The Competition Commission has unconditionally approved a proposed merger whereby international explosives distributor Enaex intends to acquire JSE-listed petrochemicals company Sasol’s Explosives business.
Enaex commercialises, distributes and manufactures explosives and blasting agents. It provides logistics and technical advice in each of the processes to customers globally.
The Sasol Explosives business is a producer and supplier of explosives and initiation systems operating across sub-Saharan Africa. The business markets and distributes commercial explosives, a range of specialised blasting accessories, a diverse range of bulk explosives used in underground mines, opencast mines and quarries, as well as supplying value-added services to Southern Africa's leading mining companies.
The commission found that the proposed transaction was unlikely to result in a substantial prevention or lessening of competition in any relevant markets. The commission also found that the proposed transaction did not raise any public interest concerns.
Sasol and Enaex previously announced that they would form a new company and Sasol would transfer its explosives business to the new company.
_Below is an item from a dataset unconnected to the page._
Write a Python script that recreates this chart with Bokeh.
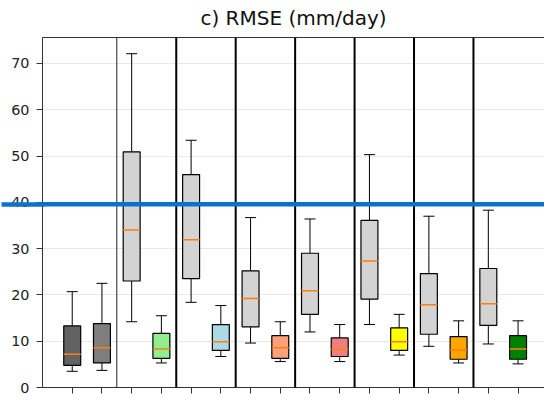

Enaex, as a majority shareholder, would take over management and operational control of the new company.
Sasol in July last year selected Enaex as its preferred partner for the establishment of a joint venture.
This followed after Sasol, through a detailed asset review in 2017, identified its explosives business as having growth potential that could be unlocked through collaboration opportunities, including the possibility of partnering with an explosives brand.